Percent of Homes Underwater by Zip Code, Second Quarter 2015

She also examines how social factors, economic factors, housing market factors, and mortgage finance factors relate to the percentage of homes with negative equity. Raymond notes that racial and ethnic demographic factors remain strongly associated with high negative equity even after controlling for neighborhood income, subprime lending, housing stock quality, the density of foreclosures, and home price declines since 2007. The research finds that the places with persistently high negative equity are in predominantly black zip codes with longer commute times, higher unemployment rates, and high rates of rental vacancy. These issues are critical to community and economic development practitioners, as concentrations of negative equity may be detrimental to the financial health of homeowners and the economic vitality of neighborhoods. Negative equity may prevent homeowners from moving to pursue employment opportunities, thereby impeding their ability to negotiate for higher wages. Further, negative equity may affect households' ability to withstand income shocks as a result of job loss or illness. A concentration of negative equity may have spillover effects at the community level. With limited access to home equity loans and a disincentive to invest money in the home, homeowners with negative equity are less likely to perform home improvements. As such, the appeal and economic vitality of their neighborhoods suffer.

Raymond hopes her paper will provoke further dialogue and research on matters of negative equity and policy responses that address this challenge.

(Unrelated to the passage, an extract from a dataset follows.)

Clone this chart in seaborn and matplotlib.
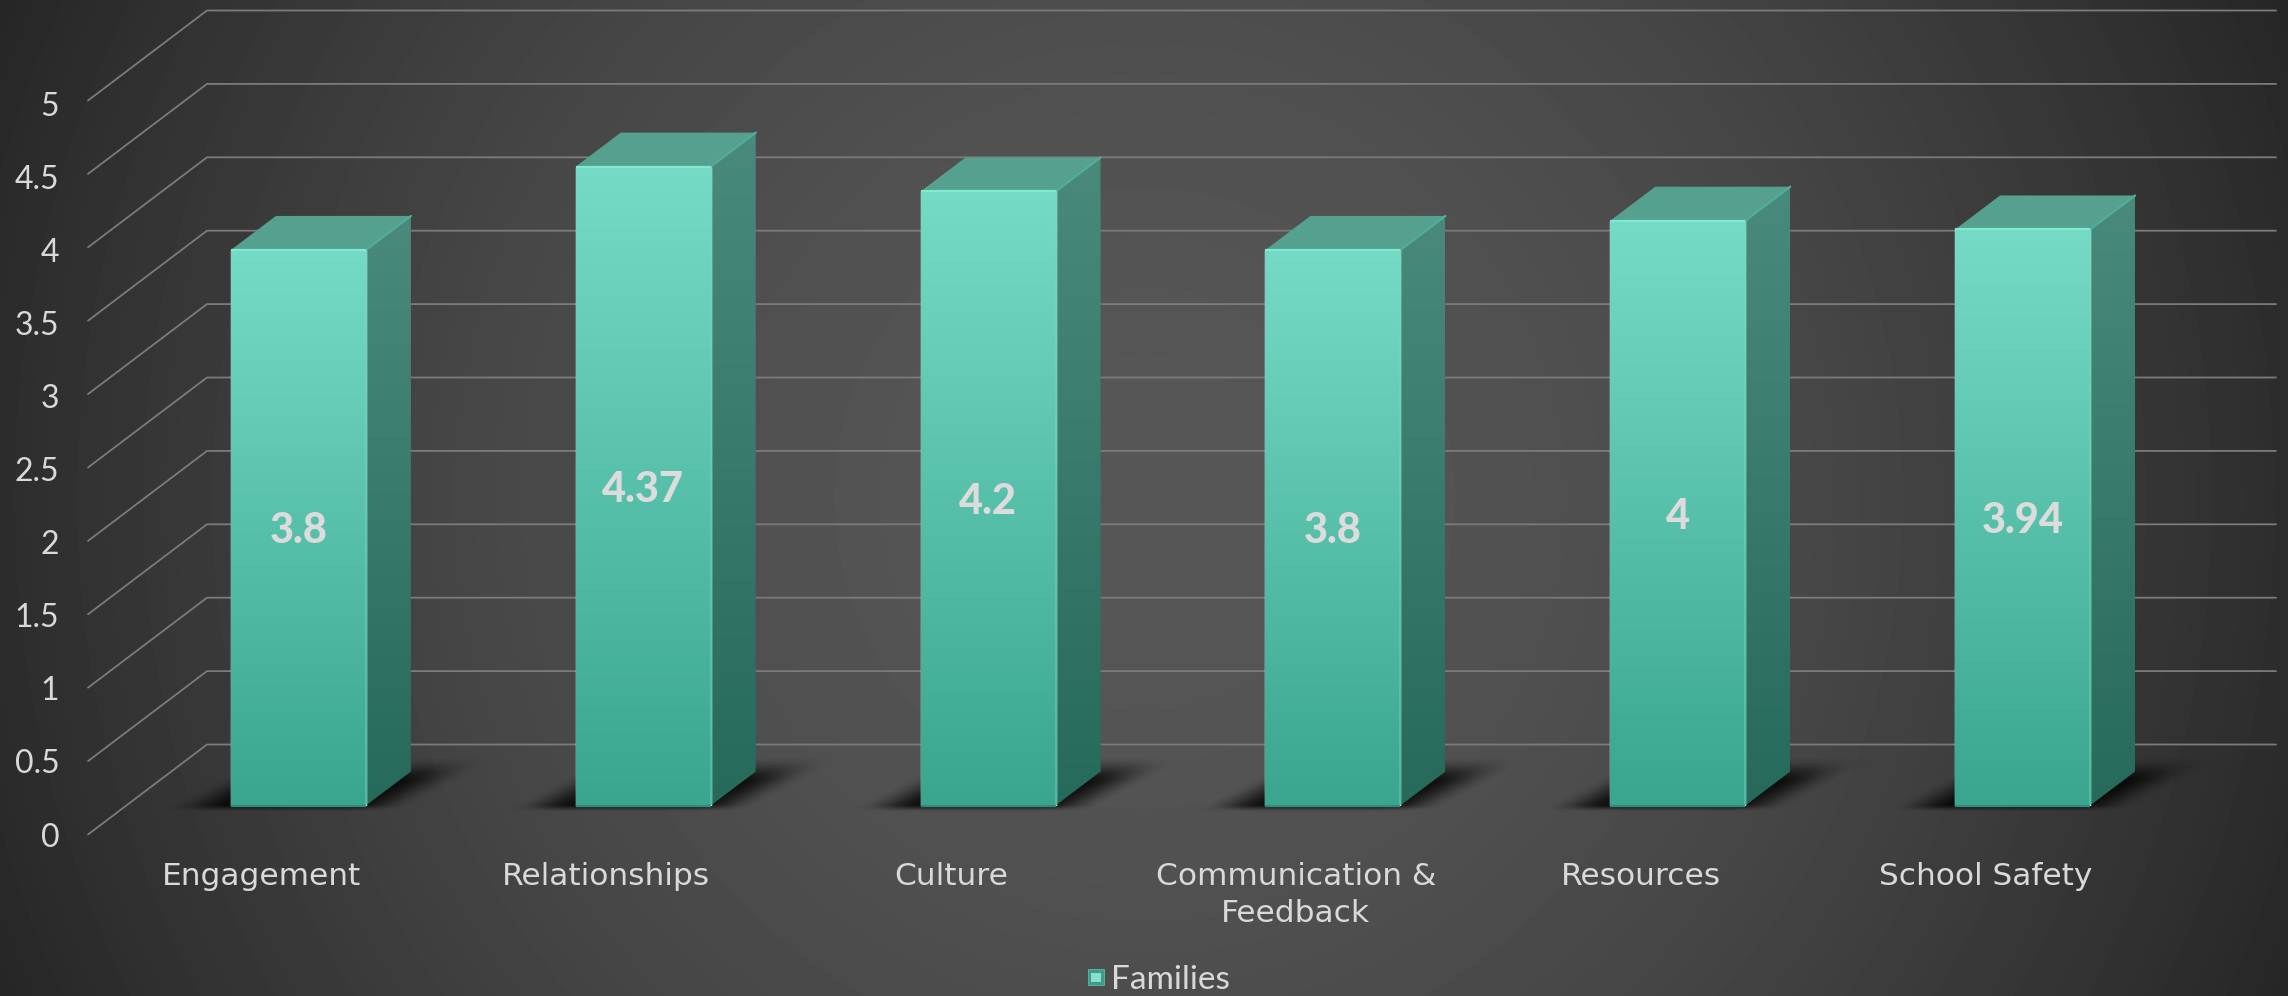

In particular, future research may further investigate the impact of access to transportation, maintenance of vacant rental housing, and unemployment in areas with persistent negative equity. In addition, practitioners and policymakers alike may consider leveraging Raymond's findings to understand further the widening racial gap in housing wealth. The Atlanta Fed's Community and Economic Development team will continue to explore this issue through its research and analysis available in this and other publications.